What the task requires :: Exclude the pictures, then repeat the remaining data exactly.
________________________
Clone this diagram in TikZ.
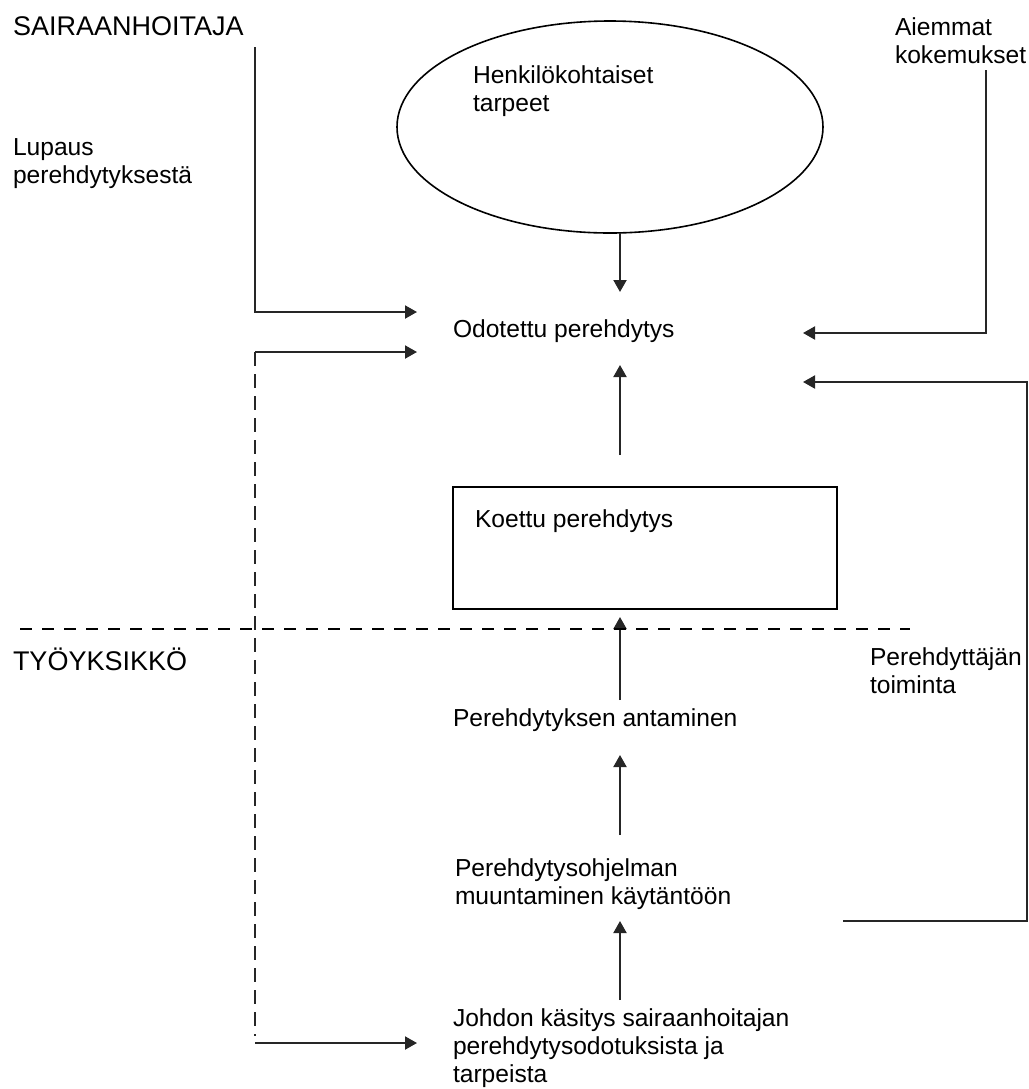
\documentclass[tikz,border=0pt]{standalone}
\usepackage{fontspec}
\setmainfont{Liberation Sans}
\usetikzlibrary{arrows.meta,shapes.geometric}
\begin{document}
\begin{tikzpicture}[x=0.5pt,y=-0.5pt,
  lbl/.style={anchor=base west, inner sep=0pt, outer sep=0pt, align=left, font=\fontsize{12.3}{13.8}\selectfont},
  big/.style={lbl, font=\fontsize{13.5}{15}\selectfont},
  ln/.style={line width=1pt, black!85},
  conn/.style={ln, -{Triangle[length=6pt,width=6.5pt]}},
  dashv/.style={ln, dash pattern=on 7pt off 4pt},
  dashh/.style={line width=1.3pt, dash pattern=on 6pt off 5pt}]
\useasboundingbox (0,0) rectangle (1029,1089);

% labels (multi-line nodes are anchored at the baseline of their last line)
\node[big] (sair) at (13,35) {SAIRAANHOITAJA};
\node[lbl] (lupaus) at (13,183.5) {Lupaus\\perehdytyksestä};
\node[lbl] (aiemmat) at (895,63) {Aiemmat\\kokemukset};
\node[draw, ellipse, line width=0.8pt, inner sep=0pt, outer sep=0pt, minimum width=213pt, minimum height=106pt] (needs) at (610,127) {};
\node[lbl] (needstxt) at (473,111) {Henkilökohtaiset\\tarpeet};
\node[lbl] (odot) at (453,337) {Odotettu perehdytys};
\node[draw, rectangle, line width=1pt, inner sep=0pt, outer sep=0pt, minimum width=192pt, minimum height=61pt] (koettu) at (645,548) {};
\node[lbl] (koettutxt) at (475,527) {Koettu perehdytys};
\node[big] (tyo) at (13,670) {TYÖYKSIKKÖ};
\node[lbl] (pereh) at (870,693) {Perehdyttäjän\\toiminta};
\node[lbl] (antam) at (453,726) {Perehdytyksen antaminen};
\node[lbl] (ohj) at (455,904) {Perehdytysohjelman\\muuntaminen käytäntöön};
\node[lbl] (johdon) at (453,1082) {Johdon käsitys sairaanhoitajan\\perehdytysodotuksista ja\\tarpeista};

% coordinates
\coordinate (l1s) at (255,47);
\coordinate (l1e) at (417,312);
\coordinate (l2s) at (255,352);
\coordinate (l2e) at (417,352);
\coordinate (l2b) at (255,1036);
\coordinate (l3s) at (255,1043);
\coordinate (l3e) at (417,1043);
\coordinate (r1s) at (986,70);
\coordinate (r1e) at (803,333);
\coordinate (r2s) at (843,921);
\coordinate (r2c) at (1027,382);
\coordinate (r2e) at (803,382);
\coordinate (a1s) at (620,233);
\coordinate (a1e) at (620,292);
\coordinate (a2s) at (620,455);
\coordinate (a2e) at (620,365);
\coordinate (a3s) at (620,700);
\coordinate (a3e) at (620,617);
\coordinate (a4s) at (620,835);
\coordinate (a4e) at (620,755);
\coordinate (a5s) at (620,1000);
\coordinate (a5e) at (620,921);
\coordinate (hl) at (20,629);
\coordinate (hr) at (910,629);

% connectors
\draw[conn] (l1s) |- (l1e);
\draw[conn] (l2s) -- (l2e);
\draw[dashv] (l2s) -- (l2b);
\draw[conn] (l3s) -- (l3e);
\draw[conn] (r1s) |- (r1e);
\draw[conn] (r2s) -| (r2c) -- (r2e);
\draw[conn] (a1s) -- (a1e);
\draw[conn] (a2s) -- (a2e);
\draw[conn] (a3s) -- (a3e);
\draw[conn] (a4s) -- (a4e);
\draw[conn] (a5s) -- (a5e);
\draw[dashh] (hl) -- (hr);
\end{tikzpicture}
\end{document}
________________________
Solved problem ::
Clone this diagram in TikZ.
\documentclass[tikz,border=0pt]{standalone}
\usepackage{fontspec}
\setmainfont{Liberation Sans}
\usetikzlibrary{arrows.meta,shapes.geometric}
\begin{document}
\begin{tikzpicture}[x=0.5pt,y=-0.5pt,
  lbl/.style={anchor=base west, inner sep=0pt, outer sep=0pt, align=left, font=\fontsize{12.3}{13.8}\selectfont},
  big/.style={lbl, font=\fontsize{13.5}{15}\selectfont},
  ln/.style={line width=1pt, black!85},
  conn/.style={ln, -{Triangle[length=6pt,width=6.5pt]}},
  dashv/.style={ln, dash pattern=on 7pt off 4pt},
  dashh/.style={line width=1.3pt, dash pattern=on 6pt off 5pt}]
\useasboundingbox (0,0) rectangle (1029,1089);

% labels (multi-line nodes are anchored at the baseline of their last line)
\node[big] (sair) at (13,35) {SAIRAANHOITAJA};
\node[lbl] (lupaus) at (13,183.5) {Lupaus\\perehdytyksestä};
\node[lbl] (aiemmat) at (895,63) {Aiemmat\\kokemukset};
\node[draw, ellipse, line width=0.8pt, inner sep=0pt, outer sep=0pt, minimum width=213pt, minimum height=106pt] (needs) at (610,127) {};
\node[lbl] (needstxt) at (473,111) {Henkilökohtaiset\\tarpeet};
\node[lbl] (odot) at (453,337) {Odotettu perehdytys};
\node[draw, rectangle, line width=1pt, inner sep=0pt, outer sep=0pt, minimum width=192pt, minimum height=61pt] (koettu) at (645,548) {};
\node[lbl] (koettutxt) at (475,527) {Koettu perehdytys};
\node[big] (tyo) at (13,670) {TYÖYKSIKKÖ};
\node[lbl] (pereh) at (870,693) {Perehdyttäjän\\toiminta};
\node[lbl] (antam) at (453,726) {Perehdytyksen antaminen};
\node[lbl] (ohj) at (455,904) {Perehdytysohjelman\\muuntaminen käytäntöön};
\node[lbl] (johdon) at (453,1082) {Johdon käsitys sairaanhoitajan\\perehdytysodotuksista ja\\tarpeista};

% coordinates
\coordinate (l1s) at (255,47);
\coordinate (l1e) at (417,312);
\coordinate (l2s) at (255,352);
\coordinate (l2e) at (417,352);
\coordinate (l2b) at (255,1036);
\coordinate (l3s) at (255,1043);
\coordinate (l3e) at (417,1043);
\coordinate (r1s) at (986,70);
\coordinate (r1e) at (803,333);
\coordinate (r2s) at (843,921);
\coordinate (r2c) at (1027,382);
\coordinate (r2e) at (803,382);
\coordinate (a1s) at (620,233);
\coordinate (a1e) at (620,292);
\coordinate (a2s) at (620,455);
\coordinate (a2e) at (620,365);
\coordinate (a3s) at (620,700);
\coordinate (a3e) at (620,617);
\coordinate (a4s) at (620,835);
\coordinate (a4e) at (620,755);
\coordinate (a5s) at (620,1000);
\coordinate (a5e) at (620,921);
\coordinate (hl) at (20,629);
\coordinate (hr) at (910,629);

% connectors
\draw[conn] (l1s) |- (l1e);
\draw[conn] (l2s) -- (l2e);
\draw[dashv] (l2s) -- (l2b);
\draw[conn] (l3s) -- (l3e);
\draw[conn] (r1s) |- (r1e);
\draw[conn] (r2s) -| (r2c) -- (r2e);
\draw[conn] (a1s) -- (a1e);
\draw[conn] (a2s) -- (a2e);
\draw[conn] (a3s) -- (a3e);
\draw[conn] (a4s) -- (a4e);
\draw[conn] (a5s) -- (a5e);
\draw[dashh] (hl) -- (hr);
\end{tikzpicture}
\end{document}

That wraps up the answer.